*Job*. Lines that include the word "script" are the ones to copy.

Records with drawing code
++++++++

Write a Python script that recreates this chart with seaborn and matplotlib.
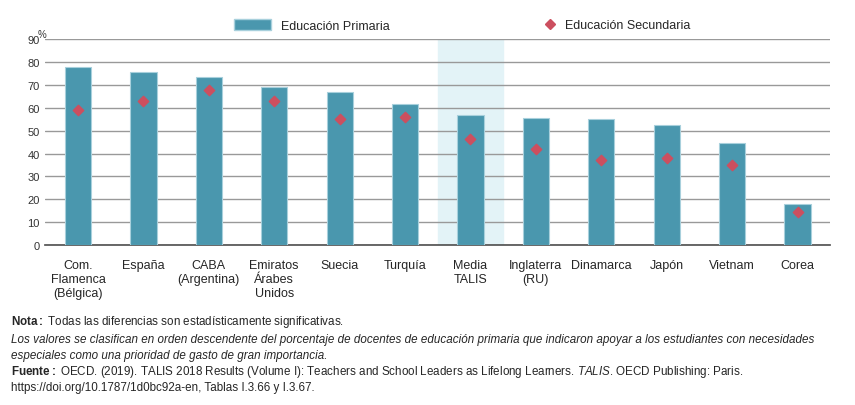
import matplotlib
matplotlib.use("Agg")
import matplotlib.pyplot as plt
import seaborn as sns
import pandas as pd
from matplotlib.lines import Line2D
from matplotlib.patches import Patch

categories = ["Com.\nFlamenca\n(Bélgica)", "España", "CABA\n(Argentina)", "Emiratos\nÁrabes\nUnidos",
              "Suecia", "Turquía", "Media\nTALIS", "Inglaterra\n(RU)", "Dinamarca", "Japón", "Vietnam", "Corea"]
primaria = [78, 75.5, 73.5, 69, 67, 61.5, 57, 55.5, 55, 52.5, 44.5, 18]
secundaria = [59, 63, 68, 63, 55, 56, 46.5, 42, 37, 38, 35, 14.5]

sns.set_theme(style="white")
plt.rcParams['font.family'] = ['Liberation Sans', 'DejaVu Sans']
plt.rcParams['mathtext.fontset'] = 'custom'
plt.rcParams['mathtext.rm'] = 'Liberation Sans'
plt.rcParams['mathtext.bf'] = 'Liberation Sans:bold'
plt.rcParams['mathtext.it'] = 'Liberation Sans:italic'
df = pd.DataFrame({"cat": categories, "prim": primaria, "sec": secundaria})

fig = plt.figure(figsize=(8.55, 4.06), dpi=100)
ax = fig.add_axes([0.053, 0.394, 0.918, 0.507])
ax.axvspan(5.5, 6.5, color="#e3f3f7", zorder=0)
sns.barplot(data=df, x="cat", y="prim", color="#4a97ae", width=0.4, saturation=1,
            edgecolor="#a8d0dc", linewidth=0.8, ax=ax, zorder=3)
ax.scatter(range(len(categories)), secundaria, marker="D", s=28, color="#cc4f5f", zorder=4)
ax.set_ylim(0, 90)
ax.set_xlim(-0.5, 11.5)
ax.set_yticks(range(0, 91, 10))
ax.yaxis.grid(True, color="#999999", linewidth=1)
ax.set_axisbelow(True)
for s in ["top", "right", "left"]:
    ax.spines[s].set_visible(False)
ax.spines["bottom"].set_color("#555555")
ax.set_xlabel(""); ax.set_ylabel("")
ax.tick_params(axis="y", labelsize=8, colors="#333333", length=0, pad=4)
ax.tick_params(axis="x", labelsize=9, length=0, pad=10)
for t in ax.get_xticklabels():
    t.set_va("top")
ax.text(-0.01, 1.01, "%", transform=ax.transAxes, fontsize=7, color="#333333")

fig.legend(handles=[Patch(facecolor="#4a97ae", edgecolor="#a8d0dc", label="Educación Primaria")],
           loc="center left", bbox_to_anchor=(0.26, 0.935), frameon=False, fontsize=9, handlelength=3, handleheight=0.9)
fig.legend(handles=[Line2D([], [], marker="D", color="#cc4f5f", ls="none", markersize=5, label="Educación Secundaria")],
           loc="center left", bbox_to_anchor=(0.615, 0.935), frameon=False, fontsize=9, handletextpad=0.2)

fs = 8.4
fig.text(0.013, 1-322/406, r"$\bf{Nota:}$ Todas las diferencias son estadísticamente significativas.", fontsize=fs, va="center")
fig.text(0.013, 1-340/406, "Los valores se clasifican en orden descendente del porcentaje de docentes de educación primaria que indicaron apoyar a los estudiantes con necesidades",
         fontsize=fs, style="italic", va="center")
fig.text(0.013, 1-356/406, "especiales como una prioridad de gasto de gran importancia.", fontsize=fs, style="italic", va="center")
fig.text(0.013, 1-372/406, r"$\bf{Fuente:}$ OECD. (2019). TALIS 2018 Results (Volume I): Teachers and School Leaders as Lifelong Learners. $\it{TALIS}$. OECD Publishing: Paris.",
         fontsize=fs, va="center")
fig.text(0.013, 1-388/406, "https://doi.org/10.1787/1d0bc92a-en, Tablas I.3.66 y I.3.67.", fontsize=fs, va="center")

fig.savefig("out.png", dpi=100)
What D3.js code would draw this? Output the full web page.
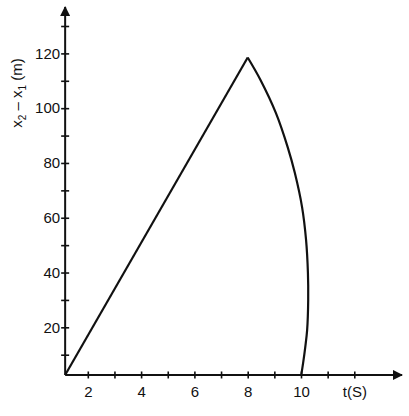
<!DOCTYPE html>
<html>
<head>
<meta charset="utf-8">
<script src="https://cdn.jsdelivr.net/npm/d3@7"></script>
<style>
  body { margin: 0; background: #fff; }
  svg text { font-family: "Liberation Sans", Arial, sans-serif; fill: #111; }
</style>
</head>
<body>
<div class="mainviz"></div>
<script>
// straight rise, then the curved return to the axis
var lineT = [1.15, 8];
var lineV = [2.6, 118.5];
var curveT = [8, 8.48, 9.06, 9.50, 9.77, 10.04, 10.19, 10.26, 10.27, 10.23, 10.16, 10.08, 10.01];
var curveV = [118.5, 110.3, 98.2, 85.8, 76.3, 63.9, 51.9, 39.8, 30.0, 19.0, 12.8, 7.0, 2.6];

var xTicks = [2, 3, 4, 5, 6, 7, 8, 9, 10, 11, 12];
var xLabels = { 2: "2", 4: "4", 6: "6", 8: "8", 10: "10", 12: "t(S)" };
var yTicks = [10, 20, 30, 40, 50, 60, 70, 80, 90, 100, 110, 120, 130];
var yLabels = { 20: "20", 40: "40", 60: "60", 80: "80", 100: "100", 120: "120" };
var origin = { t: 1.15, v: 2.6 };

var width = 409, height = 416;

var svg = d3.select(".mainviz").append("svg")
	.attr("width", width)
	.attr("height", height);

var x = d3.scaleLinear()
	.domain([0, 12])
	.range([34.5, 354.3]);

var y = d3.scaleLinear()
	.domain([0, 130])
	.range([382.1, 26]);

var x0 = x(origin.t), y0 = y(origin.v);

// arrow heads
var defs = svg.append("defs");
defs.append("marker")
	.attr("id", "arrow")
	.attr("viewBox", "0 0 10 10")
	.attr("refX", 9).attr("refY", 5)
	.attr("markerWidth", 10).attr("markerHeight", 10)
	.attr("markerUnits", "userSpaceOnUse")
	.attr("orient", "auto")
	.append("path")
	.attr("d", "M0,0 L10,5 L0,10 Z")
	.attr("fill", "#111");

var xAxis = d3.axisBottom(x)
	.tickValues(xTicks)
	.tickSize(0)
	.tickPadding(0)
	.tickFormat(function(d){ return xLabels[d] || ""; });

var yAxis = d3.axisLeft(y)
	.tickValues(yTicks)
	.tickSize(0)
	.tickPadding(0)
	.tickFormat(function(d){ return yLabels[d] || ""; });

var gx = svg.append("g")
	.attr("transform", "translate(0," + y0 + ")")
	.call(xAxis);
gx.select(".domain").remove();
gx.selectAll(".tick line").attr("y1", -3.5).attr("y2", 3.5)
	.attr("stroke", "#111").attr("stroke-width", 1.6);
gx.selectAll(".tick text")
	.attr("y", 22).attr("dy", null)
	.attr("font-size", 15);

var gy = svg.append("g")
	.attr("transform", "translate(" + x0 + ",0)")
	.call(yAxis);
gy.select(".domain").remove();
gy.selectAll(".tick line").attr("x1", -4).attr("x2", 4)
	.attr("stroke", "#111").attr("stroke-width", 1.6);
gy.selectAll(".tick text")
	.attr("x", -5)
	.attr("font-size", 15);

// axis lines with arrows
svg.append("line")
	.attr("x1", x0).attr("y1", y0)
	.attr("x2", 402).attr("y2", y0)
	.attr("stroke", "#111").attr("stroke-width", 2)
	.attr("marker-end", "url(#arrow)");
svg.append("line")
	.attr("x1", x0).attr("y1", y0)
	.attr("x2", x0).attr("y2", 7)
	.attr("stroke", "#111").attr("stroke-width", 2)
	.attr("marker-end", "url(#arrow)");

var straight = d3.line()
	.x(function(d){ return x(d[0]); })
	.y(function(d){ return y(d[1]); });

var curved = d3.line()
	.x(function(d){ return x(d[0]); })
	.y(function(d){ return y(d[1]); })
	.curve(d3.curveCatmullRom);

svg.append("path")
	.attr("d", straight(d3.zip(lineT, lineV)))
	.attr("fill", "none")
	.attr("stroke", "#111")
	.attr("stroke-width", 2.2);

svg.append("path")
	.attr("d", curved(d3.zip(curveT, curveV)))
	.attr("fill", "none")
	.attr("stroke", "#111")
	.attr("stroke-width", 2.2);

// y axis title
var title = svg.append("text")
	.attr("transform", "translate(22," + 93 + ") rotate(-90)")
	.attr("text-anchor", "middle")
	.attr("font-size", 15);
title.append("tspan").text("x");
title.append("tspan").attr("font-size", 10).attr("dy", 4).text("2");
title.append("tspan").attr("dy", -4).text(" \u2013 x");
title.append("tspan").attr("font-size", 10).attr("dy", 4).text("1");
title.append("tspan").attr("dy", -4).text(" (m)");
</script>
</body>
</html>
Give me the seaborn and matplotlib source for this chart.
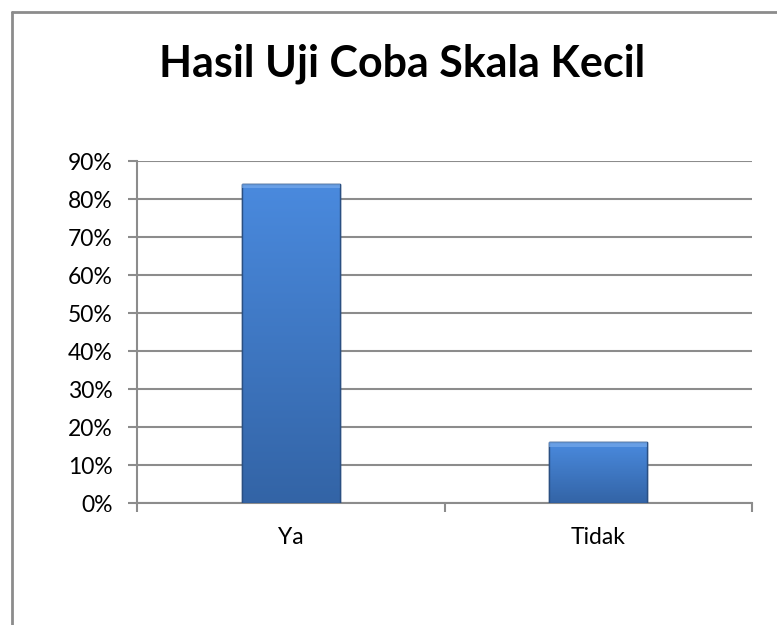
import numpy as np
import seaborn as sns
from matplotlib import pyplot as plt
from matplotlib.lines import Line2D
from matplotlib.ticker import PercentFormatter, FixedLocator
from matplotlib.colors import LinearSegmentedColormap

TITLE = 'Hasil Uji Coba Skala Kecil'
CATEGORIES = ['Ya', 'Tidak']
VALUES = [0.84, 0.16]
Y_TICKS = [0.0, 0.1, 0.2, 0.3, 0.4, 0.5, 0.6, 0.7, 0.8, 0.9]

GRID_COLOR = '#8c8c8c'
BAR_TOP = '#4a8ade'
BAR_BOTTOM = '#3364a6'
BAR_EDGE = '#2a4f82'


def main():
    sns.set_theme(style='white')
    plt.rcParams['font.family'] = ['Lato', 'DejaVu Sans']

    fig = plt.figure(figsize=(7.77, 6.25), dpi=100)
    ax = fig.add_axes([137 / 777, 1 - 503 / 625, 615 / 777, 342 / 625])

    sns.barplot(x=CATEGORIES, y=VALUES, width=0.32, color=BAR_TOP,
                edgecolor=BAR_EDGE, linewidth=1.0, ax=ax, zorder=3)

    # gradient fill inside each bar
    cmap = LinearSegmentedColormap.from_list('bar', [BAR_BOTTOM, BAR_TOP])
    grad = np.linspace(0, 1, 256).reshape(-1, 1)
    for patch in ax.patches:
        x0, y0 = patch.get_x(), patch.get_y()
        w, h = patch.get_width(), patch.get_height()
        im = ax.imshow(grad, cmap=cmap, origin='lower', aspect='auto',
                       extent=[x0, x0 + w, y0, y0 + h], zorder=3.5)
        im.set_clip_path(patch)
        ax.add_patch(plt.Rectangle((x0, y0), w, h, fill=False,
                                   edgecolor=BAR_EDGE, linewidth=1.0, zorder=4))
        # light bevel along the top
        ax.add_patch(plt.Rectangle((x0, y0 + h - 0.012), w, 0.012,
                                   facecolor='#7fb0ee', edgecolor='none',
                                   alpha=0.6, zorder=4))

    ax.set_xlim(-0.5, 1.5)
    ax.set_ylim(0, 0.9)
    ax.set_yticks(Y_TICKS)
    ax.yaxis.set_major_formatter(PercentFormatter(1.0, decimals=0))
    ax.yaxis.grid(True, color=GRID_COLOR, linewidth=1.5, zorder=0)
    ax.set_axisbelow(True)

    for side in ['top', 'right']:
        ax.spines[side].set_visible(False)
    for side in ['left', 'bottom']:
        ax.spines[side].set_color(GRID_COLOR)
        ax.spines[side].set_linewidth(1.5)

    ax.tick_params(axis='y', which='major', left=True, length=6.5, width=1.5,
                   color=GRID_COLOR, pad=11, labelsize=16.5, labelcolor='black')
    ax.tick_params(axis='x', which='major', bottom=False, length=0, pad=17,
                   labelsize=16.5, labelcolor='black')
    ax.xaxis.set_minor_locator(FixedLocator([-0.5, 0.5, 1.5]))
    ax.tick_params(axis='x', which='minor', bottom=True, length=6.5, width=1.5,
                   color=GRID_COLOR)

    fig.text(402 / 777, 1 - 77 / 625, TITLE, ha='center', va='baseline',
             fontsize=31, fontweight='bold', color='black')

    # outer chart frame
    fig.add_artist(Line2D([12 / 777, 12 / 777], [0, 1 - 12 / 625],
                          transform=fig.transFigure, color=GRID_COLOR, linewidth=2))
    fig.add_artist(Line2D([12 / 777, 1], [1 - 12 / 625, 1 - 12 / 625],
                          transform=fig.transFigure, color=GRID_COLOR, linewidth=2))

    fig.savefig('out.png', dpi=100, facecolor='white')


if __name__ == '__main__':
    main()
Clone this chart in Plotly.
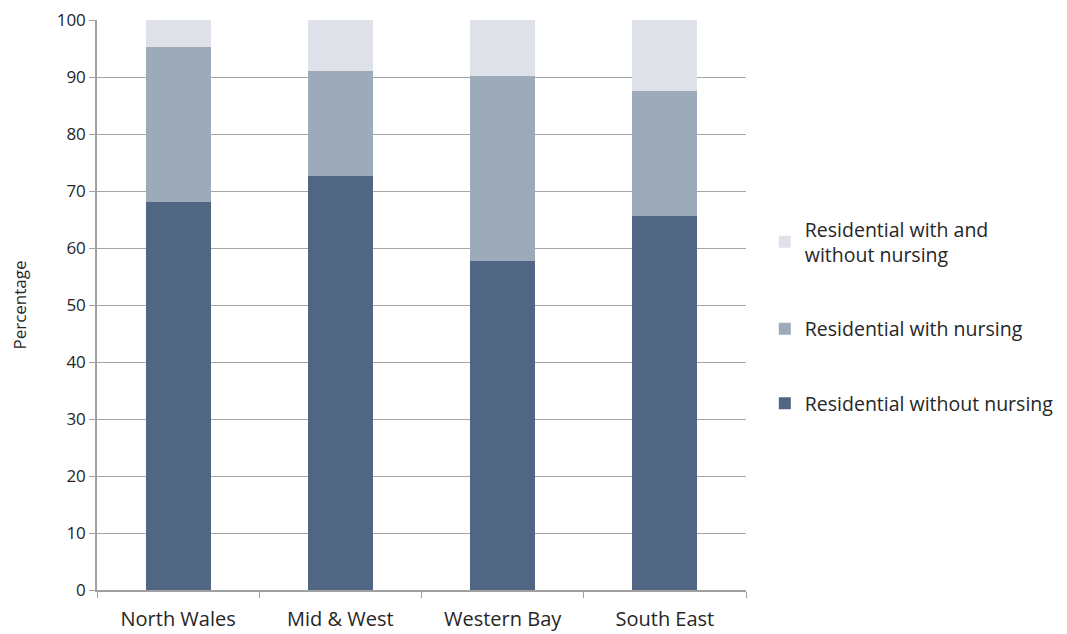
import plotly.graph_objects as go

regions = ["North Wales", "Mid & West", "Western Bay", "South East"]
without_nursing = [68.1, 72.6, 57.7, 65.6]
with_nursing = [27.2, 18.5, 32.4, 21.9]
with_and_without = [4.7, 8.9, 9.9, 12.5]

series_names = ["Residential without nursing", "Residential with nursing",
                "Residential with and<br>without nursing"]
colors = ["#506683", "#9DAAB9", "#DEE2E8"]
ranks = [3, 2, 1]

fig = go.Figure()
for i, (name, vals) in enumerate(zip(series_names, [without_nursing, with_nursing, with_and_without])):
    fig.add_trace(go.Bar(x=regions, y=vals, name=name, marker_color=colors[i],
                         marker_line_width=0, legendgroup=str(i), legendrank=ranks[i]))

font = "Open Sans, Noto Sans, sans-serif"
fig.update_layout(
    barmode="stack",
    bargap=0.6,
    width=1067, height=634,
    margin=dict(l=97, r=321, t=20, b=44, autoexpand=False),
    plot_bgcolor="white", paper_bgcolor="white",
    font=dict(family=font, size=17, color="#262626"),
    legend=dict(x=1.029, xanchor="left", y=0.48, yanchor="middle",
                traceorder="grouped", tracegroupgap=46,
                font=dict(size=19.5, color="#262626")),
    xaxis=dict(showline=True, linecolor="#A0A0A0", linewidth=1.5, automargin=False,
               ticks="outside", tickson="boundaries", ticklen=6, tickcolor="#A0A0A0",
               tickfont=dict(size=20), ticklabelstandoff=10),
    yaxis=dict(range=[0, 100], dtick=10, showgrid=True, gridcolor="#A6A6A6", gridwidth=1.2,
               showline=True, linecolor="#A0A0A0", linewidth=1.5, automargin=False,
               ticks="outside", ticklen=6, tickcolor="#A0A0A0",
               title=dict(text="Percentage", font=dict(size=17), standoff=26),
               tickfont=dict(size=17), zeroline=False),
)
fig.write_html("out.html")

++++++++

*Written answer*.
Write a Python script that recreates this chart with seaborn and matplotlib.
<script src="https://cdn.jsdelivr.net/npm/d3@7"></script>
<script>
</script>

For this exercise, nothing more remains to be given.